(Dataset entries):
========
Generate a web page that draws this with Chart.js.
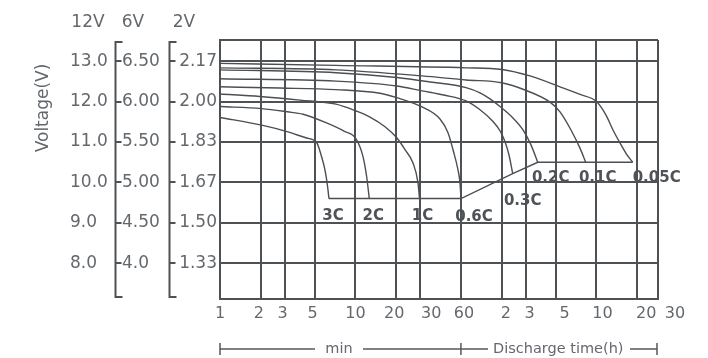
<!DOCTYPE html>
<html>
<head>
<meta charset="utf-8">
<script src="https://cdn.jsdelivr.net/npm/chart.js@4/dist/chart.umd.min.js"></script>
<style>
html,body{margin:0;padding:0;background:#fff}
#wrap{width:708px;height:358px}
</style>
</head>
<body>
<div id="wrap"><canvas id="c" width="708" height="358"></canvas></div>
<script>
// discharge curves: time in minutes, voltage for a 12V battery
const rates = ['3C', '2C', '1C', '0.6C', '0.3C', '0.2C', '0.1C', '0.05C'];

const time3C = [1, 2.03, 3.12, 4.36, 5.17, 5.57, 5.95, 6.2, 6.37];
const volt3C = [11.61, 11.42, 11.26, 11.10, 10.99, 10.68, 10.31, 9.94, 9.60];

const time2C = [1, 2.03, 3.14, 4.10, 6.06, 8.23, 10.09, 11.36, 12.09, 12.64];
const volt2C = [11.88, 11.83, 11.75, 11.69, 11.48, 11.27, 11.08, 10.64, 10.14, 9.60];

const time1C = [1, 1.97, 3.89, 7.18, 10.09, 12.79, 16.51, 20.24, 23.2, 26.57, 28.93, 29.68];
const volt1C = [12.19, 12.13, 12.04, 11.94, 11.77, 11.62, 11.38, 11.10, 10.81, 10.48, 9.99, 9.60];

const time06C = [1, 2.77, 7.18, 15.17, 20.24, 30.97, 42.03, 48.16, 52.43, 57.08, 59.05, 60.07];
const volt06C = [12.37, 12.34, 12.30, 12.21, 12.10, 11.87, 11.57, 11.23, 10.81, 10.31, 9.99, 9.60];

const time03C = [1, 7.18, 20.24, 30.97, 45.8, 65.4, 82.96, 103.5, 116.5, 126.9, 135.8, 144.6];
const volt03C = [12.57, 12.51, 12.39, 12.27, 12.16, 12.02, 11.80, 11.51, 11.28, 11.01, 10.68, 10.22];

const time02C = [1, 7.18, 20.24, 35.5, 65.4, 82.96, 98.3, 116.5, 142.9, 172.3, 197.3, 221.2];
const volt02C = [12.79, 12.72, 12.60, 12.49, 12.35, 12.22, 12.07, 11.88, 11.62, 11.30, 10.93, 10.50];

const time01C = [1, 7.18, 30.97, 65.4, 120, 178.2, 272.5, 323, 389.4, 453.8, 500];
const volt01C = [12.84, 12.79, 12.64, 12.54, 12.47, 12.29, 11.99, 11.75, 11.30, 10.85, 10.50];

const time005C = [1, 7.18, 65.4, 120, 194, 323, 454, 602.7, 706, 795, 895, 1009, 1111];
const volt005C = [12.95, 12.90, 12.84, 12.80, 12.64, 12.37, 12.18, 12.00, 11.67, 11.30, 10.98, 10.68, 10.50];

// axes
const timeTicks = [1, 2, 3, 5, 10, 20, 30, 60, 120, 180, 300, 600, 1200];
const timeLabels = ['1', '2', '3', '5', '10', '20', '30', '60', '2', '3', '5', '10', '20'];
const voltTicks = [8, 9, 10, 11, 12, 13];
const labels12V = ['8.0', '9.0', '10.0', '11.0', '12.0', '13.0'];
const labels6V = ['4.0', '4.50', '5.00', '5.50', '6.00', '6.50'];
const labels2V = ['1.33', '1.50', '1.67', '1.83', '2.00', '2.17'];

const X_MIN = 1, X_MAX = 1708;
const Y_MIN = 7.11, Y_MAX = 13.53;

const GRID = '#4f5255';
const TEXT = '#64686d';
const FONT = 'DejaVu Sans';

const pts = (ts, vs) => ts.map((t, i) => ({x: t, y: vs[i]}));
const curves = [
  pts(time3C, volt3C), pts(time2C, volt2C), pts(time1C, volt1C), pts(time06C, volt06C),
  pts(time03C, volt03C), pts(time02C, volt02C), pts(time01C, volt01C), pts(time005C, volt005C)
];
const cutoff = curves.map(c => c[c.length - 1]);

const datasets = curves.map((c, i) => ({
  label: rates[i], data: c, borderColor: '#4b4e52', borderWidth: 1.4,
  pointRadius: 0, showLine: true, cubicInterpolationMode: 'monotone', fill: false
}));
datasets.push({
  label: 'cutoff', data: cutoff, borderColor: '#4b4e52', borderWidth: 1.4,
  pointRadius: 0, showLine: true, tension: 0, fill: false
});

const withEnds = () => [Y_MIN, ...voltTicks, Y_MAX].map(v => ({value: v}));
const pick = list => (v, i) => (i > 0 && i <= list.length) ? list[i - 1] : '';

// label nudges in pixels (the printed labels are hand placed)
const labelShift = [[4, 18], [4, 18], [3, 18], [13, 19], [10, 28], [13, 16], [12, 16], [24, 16]];
const tickShift = [0, -2, -2, -2, 0, -2, 11, 3, 4, 4, 9, 6, 9];

const decor = {
  id: 'decor',
  afterDraw(chart) {
    const {ctx, chartArea: a, scales} = chart;
    const x = scales.x, y = scales.y, y6 = scales.y6, y12 = scales.y12;
    ctx.save();

    // brackets for the 6V and 2V columns
    ctx.strokeStyle = GRID;
    ctx.lineWidth = 2;
    [y6.left - 6.5, y.left + 0.5].forEach(bx => {
      const top = a.top + 2, bot = a.bottom - 2;
      ctx.beginPath();
      ctx.moveTo(bx + 7, top); ctx.lineTo(bx, top); ctx.lineTo(bx, bot); ctx.lineTo(bx + 7, bot);
      voltTicks.forEach(v => {
        const py = Math.round(y.getPixelForValue(v));
        ctx.moveTo(bx, py); ctx.lineTo(bx + 6, py);
      });
      ctx.stroke();
    });

    ctx.fillStyle = TEXT;
    ctx.font = '17px "' + FONT + '"';
    ctx.textBaseline = 'middle';
    ctx.textAlign = 'center';
    ctx.fillText('12V', y12.left + 18, 23);
    ctx.fillText('6V', y6.left + 11, 23);
    ctx.fillText('2V', y.left + 15, 23);

    ctx.save();
    ctx.translate(44, 108);
    ctx.rotate(-Math.PI / 2);
    ctx.fillText('Voltage(V)', 0, 0);
    ctx.restore();

    // time labels under the grid
    ctx.font = '16px "' + FONT + '"';
    const ly = a.bottom + 15;
    timeTicks.forEach((v, i) => {
      ctx.fillText(timeLabels[i], x.getPixelForValue(v) + tickShift[i], ly);
    });
    ctx.fillText('30', x.right + 17, ly);

    // bottom unit ruler
    const by = 349;
    const x0 = x.getPixelForValue(1), xh = x.getPixelForValue(60), x1 = x.right - 1;
    ctx.lineWidth = 1.5;
    ctx.strokeStyle = '#55585c';
    ctx.beginPath();
    ctx.moveTo(x0, by - 6); ctx.lineTo(x0, by + 6);
    ctx.moveTo(xh, by - 6); ctx.lineTo(xh, by + 6);
    ctx.moveTo(x1, by - 6); ctx.lineTo(x1, by + 6);
    ctx.moveTo(x0, by); ctx.lineTo(315, by);
    ctx.moveTo(363, by); ctx.lineTo(488, by);
    ctx.moveTo(630, by); ctx.lineTo(x1, by);
    ctx.stroke();
    ctx.font = '14.5px "' + FONT + '"';
    ctx.fillText('min', 339, by);
    ctx.textAlign = 'left';
    ctx.fillText('Discharge time(h)', 493, by);

    // rate labels next to curve ends
    ctx.font = 'bold 15px "' + FONT + '"';
    ctx.fillStyle = '#4f5256';
    ctx.textAlign = 'center';
    cutoff.forEach((p, i) => {
      const px = x.getPixelForValue(p.x), py = y.getPixelForValue(p.y);
      ctx.fillText(rates[i], px + labelShift[i][0], py + labelShift[i][1]);
    });
    ctx.restore();
  }
};

new Chart(document.getElementById('c'), {
  type: 'scatter',
  data: {datasets},
  plugins: [decor],
  options: {
    responsive: false,
    animation: false,
    devicePixelRatio: 1,
    layout: {padding: {left: 70, top: 40, right: 50, bottom: 0}},
    plugins: {legend: {display: false}, tooltip: {enabled: false}},
    scales: {
      x: {
        type: 'logarithmic', min: X_MIN, max: X_MAX,
        afterBuildTicks: s => { s.ticks = [...timeTicks, X_MAX].map(v => ({value: v})); },
        afterFit: s => { s.height = 59; },
        ticks: {display: false},
        grid: {color: GRID, lineWidth: 2, drawTicks: false},
        border: {display: true, color: GRID, width: 2}
      },
      y: {
        type: 'linear', position: 'left', weight: 0, min: Y_MIN, max: Y_MAX,
        afterBuildTicks: s => { s.ticks = withEnds(); },
        afterFit: s => { s.width = 51; },
        ticks: {autoSkip: false, padding: 3, color: TEXT, font: {family: FONT, size: 17}, callback: pick(labels2V)},
        grid: {color: GRID, lineWidth: 2, drawTicks: false},
        border: {display: true, color: GRID, width: 2}
      },
      y6: {
        type: 'linear', position: 'left', weight: 1, min: Y_MIN, max: Y_MAX,
        afterBuildTicks: s => { s.ticks = withEnds(); },
        afterFit: s => { s.width = 47; },
        ticks: {autoSkip: false, crossAlign: 'far', color: TEXT, font: {family: FONT, size: 17}, callback: pick(labels6V)},
        grid: {display: false, drawTicks: false},
        border: {display: false}
      },
      y12: {
        type: 'linear', position: 'left', weight: 2, min: Y_MIN, max: Y_MAX,
        afterBuildTicks: s => { s.ticks = withEnds(); },
        afterFit: s => { s.width = 52; },
        ticks: {autoSkip: false, crossAlign: 'far', color: TEXT, font: {family: FONT, size: 17}, callback: pick(labels12V)},
        grid: {display: false, drawTicks: false},
        border: {display: false}
      }
    }
  }
});
</script>
</body>
</html>
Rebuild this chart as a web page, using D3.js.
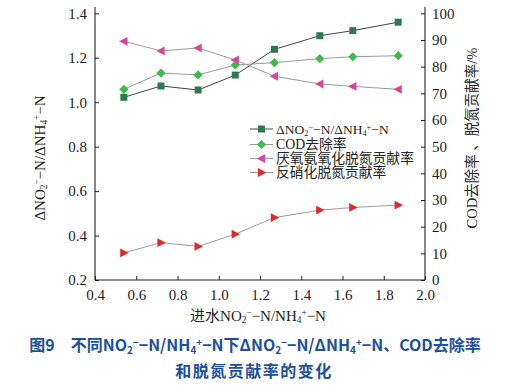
<!DOCTYPE html>
<html><head><meta charset="utf-8">
<script src="https://cdn.jsdelivr.net/npm/d3@7/dist/d3.min.js"></script>
<style>body{margin:0;background:#fff}svg{display:block}</style>
</head><body>
<svg id="c" width="513" height="387"></svg>
<script>
const xValues = [0.54, 0.72, 0.90, 1.08, 1.27, 1.49, 1.65, 1.87];
const ratioValues = [1.022, 1.073, 1.055, 1.122, 1.238, 1.299, 1.322, 1.360];
const codValues = [71.5, 77.6, 76.9, 80.6, 81.5, 83.0, 83.7, 84.1];
const anammoxValues = [89.5, 85.9, 87.0, 82.5, 76.4, 73.5, 72.6, 71.5];
const denitValues = [10.2, 14.0, 12.6, 17.2, 23.4, 26.2, 27.2, 28.1];
const xTicks = [0.4, 0.6, 0.8, 1.0, 1.2, 1.4, 1.6, 1.8, 2.0];
const leftTicks = [0.2, 0.4, 0.6, 0.8, 1.0, 1.2, 1.4];
const rightTicks = [0, 10, 20, 30, 40, 50, 60, 70, 80, 90, 100];

const svg = d3.select("#c");
const L = 95, R = 425, T = 13.3, B = 280;
const x = d3.scaleLinear().domain([0.4, 2.0]).range([L, R]);
const yL = d3.scaleLinear().domain([0.2, 1.4]).range([B, T]);
const yR = d3.scaleLinear().domain([0, 100]).range([B, T]);
const serif = "'Liberation Serif', Tinos, 'Times New Roman', 'DejaVu Serif', 'Noto Sans CJK SC', serif";

function rich(sel, parts, size) {
  parts.forEach(p => {
    const s = typeof p === "string" ? {t: p} : p;
    const ts = sel.append("tspan").text(s.t);
    if (s.sub) ts.attr("font-size", size * 0.62).attr("baseline-shift", "-25%");
    if (s.sup) ts.attr("font-size", size * 0.62).attr("baseline-shift", "55%");
  });
}
const ratioLabel = ["ΔNO", {sub: 1, t: "2"}, {sup: 1, t: "−"}, "−N/ΔNH", {sub: 1, t: "4"}, {sup: 1, t: "+"}, "−N"];

const ax = svg.append("g").attr("stroke", "#222").attr("stroke-width", 1.1).attr("fill", "none");
ax.append("line").attr("x1", L).attr("x2", L).attr("y1", 7).attr("y2", B);
ax.append("line").attr("x1", R).attr("x2", R).attr("y1", 7).attr("y2", B);
ax.append("line").attr("x1", L).attr("x2", R).attr("y1", B).attr("y2", B);

const gx = svg.append("g").attr("transform", `translate(0,${B})`)
  .call(d3.axisBottom(x).tickValues(xTicks).tickFormat(d3.format(".1f")).tickSizeInner(-4).tickSizeOuter(0).tickPadding(9));
const gl = svg.append("g").attr("transform", `translate(${L},0)`)
  .call(d3.axisLeft(yL).tickValues(leftTicks).tickFormat(d3.format(".1f")).tickSizeInner(-4).tickSizeOuter(0).tickPadding(8));
const gr = svg.append("g").attr("transform", `translate(${R},0)`)
  .call(d3.axisRight(yR).tickValues(rightTicks).tickFormat(d3.format("d")).tickSizeInner(-4).tickSizeOuter(0).tickPadding(7));
[gx, gl, gr].forEach(g => {
  g.attr("font-family", null).attr("font-size", null);
  g.select(".domain").remove();
  g.selectAll(".tick line").attr("stroke", "#222");
  g.selectAll(".tick text").style("font-family", serif).style("font-size", "15px").attr("fill", "#222");
});

const series = [
  {vals: ratioValues, y: yL, line: "#444", color: "#2e7a4c", shape: "square"},
  {vals: codValues, y: yR, line: "#9a9a9a", color: "#3dba4a", shape: "diamond"},
  {vals: anammoxValues, y: yR, line: "#9a9a9a", color: "#d9449b", shape: "left"},
  {vals: denitValues, y: yR, line: "#9a9a9a", color: "#e2282b", shape: "right"}
];
function marker(g, shape, cx, cy, color) {
  let d;
  if (shape === "square") d = `M${cx-3.5},${cy-3.5}h7v7h-7z`;
  else if (shape === "diamond") d = `M${cx},${cy-4.6}L${cx+4.6},${cy}L${cx},${cy+4.6}L${cx-4.6},${cy}z`;
  else if (shape === "left") d = `M${cx-4.8},${cy}L${cx+3.6},${cy-4.4}L${cx+3.6},${cy+4.4}z`;
  else d = `M${cx+4.8},${cy}L${cx-3.6},${cy-4.4}L${cx-3.6},${cy+4.4}z`;
  g.append("path").attr("d", d).attr("fill", color);
}
series.forEach(s => {
  const line = d3.line().x((d, i) => x(xValues[i])).y(d => s.y(d));
  svg.append("path").datum(s.vals).attr("d", line).attr("fill", "none").attr("stroke", s.line).attr("stroke-width", 1);
});
series.forEach(s => {
  const g = svg.append("g");
  s.vals.forEach((v, i) => marker(g, s.shape, x(xValues[i]), s.y(v), s.color));
});

const legendNames = [ratioLabel, ["COD去除率"], ["厌氧氨氧化脱氮贡献率"], ["反硝化脱氮贡献率"]];
const legendRows = [129, 144.5, 158.6, 172.5];
series.forEach((s, i) => {
  const yy = legendRows[i];
  svg.append("line").attr("x1", 250).attr("x2", 273).attr("y1", yy).attr("y2", yy).attr("stroke", s.line).attr("stroke-width", 1);
  marker(svg, s.shape, 261.5, yy, s.color);
  const fs = i === 0 ? 13.5 : 13.8;
  const t = svg.append("text").attr("x", 276).attr("y", yy + 4.6).style("font-family", serif).attr("font-size", fs).attr("fill", "#222");
  rich(t, legendNames[i], fs);
});

const tl = svg.append("text").attr("transform", "translate(45,158) rotate(-90)").attr("text-anchor", "middle")
  .style("font-family", serif).attr("font-size", 15).attr("fill", "#222");
rich(tl, ratioLabel, 15);
svg.append("text").attr("transform", "translate(477,138) rotate(-90)").attr("text-anchor", "middle")
  .style("font-family", serif).attr("font-size", 14.5).attr("fill", "#222").text("COD去除率 、脱氮贡献率/%");
const tx = svg.append("text").attr("x", 258).attr("y", 321).attr("text-anchor", "middle")
  .style("font-family", serif).attr("font-size", 15).attr("fill", "#222");
rich(tx, ["进水NO", {sub: 1, t: "2"}, {sup: 1, t: "−"}, "−N/NH", {sub: 1, t: "4"}, {sup: 1, t: "+"}, "−N"], 15);

const sans = "'Noto Sans CJK SC','Noto Sans',sans-serif";
const c1 = svg.append("text").attr("x", 255).attr("y", 351).attr("text-anchor", "middle")
  .style("font-family", sans).attr("font-size", 16).attr("font-weight", "bold").attr("fill", "#1c4f9c");
rich(c1, ["图9　不同NO", {sub: 1, t: "2"}, {sup: 1, t: "−"}, "−N/NH", {sub: 1, t: "4"}, {sup: 1, t: "+"}, "−N下ΔNO", {sub: 1, t: "2"}, {sup: 1, t: "−"}, "−N/ΔNH", {sub: 1, t: "4"}, {sup: 1, t: "+"}, "−N、COD去除率"], 16);
svg.append("text").attr("x", 254).attr("y", 377).attr("text-anchor", "middle")
  .style("font-family", sans).attr("font-size", 16).attr("font-weight", "bold").attr("fill", "#1c4f9c")
  .attr("letter-spacing", 1.5).text("和脱氮贡献率的变化");
</script>
</body></html>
========
(Required work): Set the lines above down again, word for word, from the first through the one containing "['3C', '2C', '1C', '0.6C', '0.3C', '0.2C', '0.1C', '0.05C'];"; pictures excluded.

(Written reply):
Generate a web page that draws this with Chart.js.
<!DOCTYPE html>
<html>
<head>
<meta charset="utf-8">
<script src="https://cdn.jsdelivr.net/npm/chart.js@4/dist/chart.umd.min.js"></script>
<style>
html,body{margin:0;padding:0;background:#fff}
#wrap{width:708px;height:358px}
</style>
</head>
<body>
<div id="wrap"><canvas id="c" width="708" height="358"></canvas></div>
<script>
// discharge curves: time in minutes, voltage for a 12V battery
const rates = ['3C', '2C', '1C', '0.6C', '0.3C', '0.2C', '0.1C', '0.05C'];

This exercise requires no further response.